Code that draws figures
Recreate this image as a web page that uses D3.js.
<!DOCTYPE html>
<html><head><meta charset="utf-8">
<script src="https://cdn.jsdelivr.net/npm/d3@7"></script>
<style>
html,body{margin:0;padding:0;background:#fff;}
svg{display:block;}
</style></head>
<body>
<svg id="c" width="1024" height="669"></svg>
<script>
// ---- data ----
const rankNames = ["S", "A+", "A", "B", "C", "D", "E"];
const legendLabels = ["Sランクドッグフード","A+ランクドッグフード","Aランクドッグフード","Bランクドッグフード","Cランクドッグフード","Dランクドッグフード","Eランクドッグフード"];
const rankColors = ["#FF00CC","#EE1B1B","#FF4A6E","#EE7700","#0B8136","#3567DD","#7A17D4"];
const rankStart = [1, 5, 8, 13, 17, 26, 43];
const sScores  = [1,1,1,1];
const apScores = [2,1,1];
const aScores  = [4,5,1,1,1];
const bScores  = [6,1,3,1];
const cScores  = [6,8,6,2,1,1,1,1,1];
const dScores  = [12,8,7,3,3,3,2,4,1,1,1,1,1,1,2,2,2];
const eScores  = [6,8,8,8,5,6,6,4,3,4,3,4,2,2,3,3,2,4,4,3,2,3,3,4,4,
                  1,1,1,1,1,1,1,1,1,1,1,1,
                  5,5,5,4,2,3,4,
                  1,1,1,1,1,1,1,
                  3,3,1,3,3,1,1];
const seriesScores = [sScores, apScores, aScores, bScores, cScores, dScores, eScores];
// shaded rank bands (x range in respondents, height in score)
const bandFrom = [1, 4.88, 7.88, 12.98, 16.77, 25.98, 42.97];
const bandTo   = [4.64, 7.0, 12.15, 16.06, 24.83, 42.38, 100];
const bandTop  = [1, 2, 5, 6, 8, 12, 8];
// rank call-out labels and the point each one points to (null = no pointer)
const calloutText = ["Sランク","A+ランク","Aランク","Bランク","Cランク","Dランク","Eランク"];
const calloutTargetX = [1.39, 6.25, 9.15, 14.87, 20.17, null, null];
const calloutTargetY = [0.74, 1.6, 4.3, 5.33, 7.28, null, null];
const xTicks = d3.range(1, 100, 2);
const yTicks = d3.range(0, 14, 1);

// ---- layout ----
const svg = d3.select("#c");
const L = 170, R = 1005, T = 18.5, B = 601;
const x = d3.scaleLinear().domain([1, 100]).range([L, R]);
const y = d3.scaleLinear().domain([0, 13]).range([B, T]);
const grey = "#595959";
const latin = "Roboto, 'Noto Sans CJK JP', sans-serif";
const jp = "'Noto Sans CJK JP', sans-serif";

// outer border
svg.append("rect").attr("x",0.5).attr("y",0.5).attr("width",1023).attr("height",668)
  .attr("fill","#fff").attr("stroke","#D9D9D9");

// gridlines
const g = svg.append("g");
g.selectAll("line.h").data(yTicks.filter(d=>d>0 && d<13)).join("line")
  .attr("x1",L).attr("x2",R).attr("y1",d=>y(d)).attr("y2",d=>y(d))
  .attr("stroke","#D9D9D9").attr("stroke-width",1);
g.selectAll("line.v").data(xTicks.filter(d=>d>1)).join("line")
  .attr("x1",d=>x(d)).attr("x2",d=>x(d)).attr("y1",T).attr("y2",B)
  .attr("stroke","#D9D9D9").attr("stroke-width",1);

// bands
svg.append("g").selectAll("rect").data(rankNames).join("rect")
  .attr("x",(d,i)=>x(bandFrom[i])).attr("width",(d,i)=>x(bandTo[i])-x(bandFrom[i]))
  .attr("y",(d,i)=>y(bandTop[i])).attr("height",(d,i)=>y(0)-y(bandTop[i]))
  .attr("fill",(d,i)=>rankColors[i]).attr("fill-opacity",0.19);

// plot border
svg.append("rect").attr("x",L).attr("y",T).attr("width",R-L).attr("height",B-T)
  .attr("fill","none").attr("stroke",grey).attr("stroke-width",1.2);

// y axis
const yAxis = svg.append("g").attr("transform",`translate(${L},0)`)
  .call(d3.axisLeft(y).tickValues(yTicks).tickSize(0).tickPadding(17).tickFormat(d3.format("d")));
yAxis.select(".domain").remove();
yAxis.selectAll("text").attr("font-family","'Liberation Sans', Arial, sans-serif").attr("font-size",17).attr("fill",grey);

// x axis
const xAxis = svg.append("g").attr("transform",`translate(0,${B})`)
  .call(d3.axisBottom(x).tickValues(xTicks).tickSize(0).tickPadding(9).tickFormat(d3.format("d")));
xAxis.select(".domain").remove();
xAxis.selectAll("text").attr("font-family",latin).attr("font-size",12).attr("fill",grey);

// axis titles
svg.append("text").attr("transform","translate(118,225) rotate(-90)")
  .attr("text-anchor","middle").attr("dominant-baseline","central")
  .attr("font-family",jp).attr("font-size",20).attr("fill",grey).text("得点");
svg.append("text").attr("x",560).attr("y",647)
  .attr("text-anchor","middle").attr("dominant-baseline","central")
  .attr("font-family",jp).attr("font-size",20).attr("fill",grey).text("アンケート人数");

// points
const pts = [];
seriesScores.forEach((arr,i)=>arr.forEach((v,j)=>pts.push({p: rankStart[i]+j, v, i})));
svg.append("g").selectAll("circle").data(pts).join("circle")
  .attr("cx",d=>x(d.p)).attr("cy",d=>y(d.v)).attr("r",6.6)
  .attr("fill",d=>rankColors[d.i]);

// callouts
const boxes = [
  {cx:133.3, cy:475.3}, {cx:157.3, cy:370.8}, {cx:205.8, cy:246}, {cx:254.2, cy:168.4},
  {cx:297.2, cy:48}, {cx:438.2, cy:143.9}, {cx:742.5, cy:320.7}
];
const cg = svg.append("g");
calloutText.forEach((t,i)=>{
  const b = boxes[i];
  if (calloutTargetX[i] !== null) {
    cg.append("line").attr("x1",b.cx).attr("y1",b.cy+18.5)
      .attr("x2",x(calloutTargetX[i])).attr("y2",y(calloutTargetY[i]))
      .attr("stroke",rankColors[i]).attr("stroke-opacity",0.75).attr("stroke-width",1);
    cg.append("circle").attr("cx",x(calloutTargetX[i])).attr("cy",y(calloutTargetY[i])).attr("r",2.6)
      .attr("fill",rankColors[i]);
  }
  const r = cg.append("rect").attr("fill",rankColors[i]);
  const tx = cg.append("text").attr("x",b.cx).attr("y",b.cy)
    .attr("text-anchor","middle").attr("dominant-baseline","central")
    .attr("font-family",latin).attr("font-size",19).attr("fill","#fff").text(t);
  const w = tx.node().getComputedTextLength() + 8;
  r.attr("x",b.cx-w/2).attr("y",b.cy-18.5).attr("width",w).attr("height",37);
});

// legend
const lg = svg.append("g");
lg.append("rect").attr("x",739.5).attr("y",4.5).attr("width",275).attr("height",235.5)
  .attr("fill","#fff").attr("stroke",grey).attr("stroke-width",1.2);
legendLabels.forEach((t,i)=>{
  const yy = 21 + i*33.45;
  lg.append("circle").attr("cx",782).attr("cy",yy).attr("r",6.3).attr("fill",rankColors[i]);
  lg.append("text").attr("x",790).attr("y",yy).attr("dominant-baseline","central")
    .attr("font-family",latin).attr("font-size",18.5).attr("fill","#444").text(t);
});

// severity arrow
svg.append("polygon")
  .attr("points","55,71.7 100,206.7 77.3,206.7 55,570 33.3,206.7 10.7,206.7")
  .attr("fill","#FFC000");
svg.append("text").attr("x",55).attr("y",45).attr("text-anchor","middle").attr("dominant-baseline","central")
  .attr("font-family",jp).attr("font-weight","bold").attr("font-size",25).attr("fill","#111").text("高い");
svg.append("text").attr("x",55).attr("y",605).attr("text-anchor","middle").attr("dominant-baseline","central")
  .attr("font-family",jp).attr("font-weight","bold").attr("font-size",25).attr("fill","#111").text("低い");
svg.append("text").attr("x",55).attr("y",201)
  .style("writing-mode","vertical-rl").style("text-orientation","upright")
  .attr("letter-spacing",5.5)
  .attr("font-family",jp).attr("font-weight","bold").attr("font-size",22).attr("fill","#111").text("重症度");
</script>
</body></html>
* * *
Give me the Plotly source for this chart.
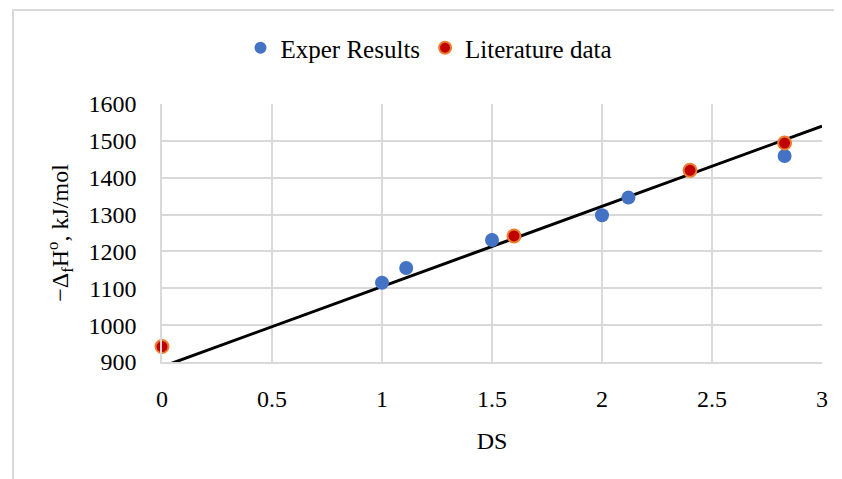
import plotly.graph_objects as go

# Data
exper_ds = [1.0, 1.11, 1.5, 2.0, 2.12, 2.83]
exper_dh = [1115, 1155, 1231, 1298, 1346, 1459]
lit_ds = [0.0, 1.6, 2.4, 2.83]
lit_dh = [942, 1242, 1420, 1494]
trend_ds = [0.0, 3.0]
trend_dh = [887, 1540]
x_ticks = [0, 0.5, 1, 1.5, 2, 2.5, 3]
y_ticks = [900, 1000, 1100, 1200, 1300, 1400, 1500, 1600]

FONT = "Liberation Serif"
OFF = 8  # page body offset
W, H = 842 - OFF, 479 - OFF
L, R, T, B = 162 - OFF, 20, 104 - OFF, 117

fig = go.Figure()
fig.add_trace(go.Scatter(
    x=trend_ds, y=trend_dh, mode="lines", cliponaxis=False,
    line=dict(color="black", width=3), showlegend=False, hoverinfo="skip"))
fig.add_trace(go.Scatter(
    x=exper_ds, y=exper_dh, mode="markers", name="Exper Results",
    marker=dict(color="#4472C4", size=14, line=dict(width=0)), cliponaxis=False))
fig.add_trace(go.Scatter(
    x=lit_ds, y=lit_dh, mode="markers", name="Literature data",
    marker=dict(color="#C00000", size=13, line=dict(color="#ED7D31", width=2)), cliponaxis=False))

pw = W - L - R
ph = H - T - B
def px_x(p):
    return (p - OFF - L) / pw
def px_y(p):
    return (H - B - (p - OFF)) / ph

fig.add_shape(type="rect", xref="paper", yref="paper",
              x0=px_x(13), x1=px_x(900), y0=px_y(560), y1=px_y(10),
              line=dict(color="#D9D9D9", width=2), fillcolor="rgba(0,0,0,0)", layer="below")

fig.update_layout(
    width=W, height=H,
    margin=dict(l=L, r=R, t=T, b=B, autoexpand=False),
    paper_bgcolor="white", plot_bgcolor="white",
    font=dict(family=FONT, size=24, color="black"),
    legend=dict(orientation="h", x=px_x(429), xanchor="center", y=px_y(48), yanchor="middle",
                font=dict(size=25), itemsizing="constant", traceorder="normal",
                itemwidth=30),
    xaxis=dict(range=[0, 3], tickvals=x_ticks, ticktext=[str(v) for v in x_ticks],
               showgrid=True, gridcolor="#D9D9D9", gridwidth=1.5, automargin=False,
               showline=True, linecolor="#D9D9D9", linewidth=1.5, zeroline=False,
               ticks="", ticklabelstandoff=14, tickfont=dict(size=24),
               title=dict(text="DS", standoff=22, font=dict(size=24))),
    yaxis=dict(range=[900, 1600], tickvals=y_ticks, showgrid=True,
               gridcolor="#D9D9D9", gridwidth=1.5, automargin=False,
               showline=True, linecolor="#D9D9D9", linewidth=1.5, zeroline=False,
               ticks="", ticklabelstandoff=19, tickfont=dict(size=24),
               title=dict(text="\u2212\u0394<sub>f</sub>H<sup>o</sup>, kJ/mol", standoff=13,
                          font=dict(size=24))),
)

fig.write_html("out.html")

- Your task -
Pull out all lines from the entries above in which the word "page" appears.

- Full answer -
Recreate this image as a web page that uses D3.js.
OFF = 8  # page body offset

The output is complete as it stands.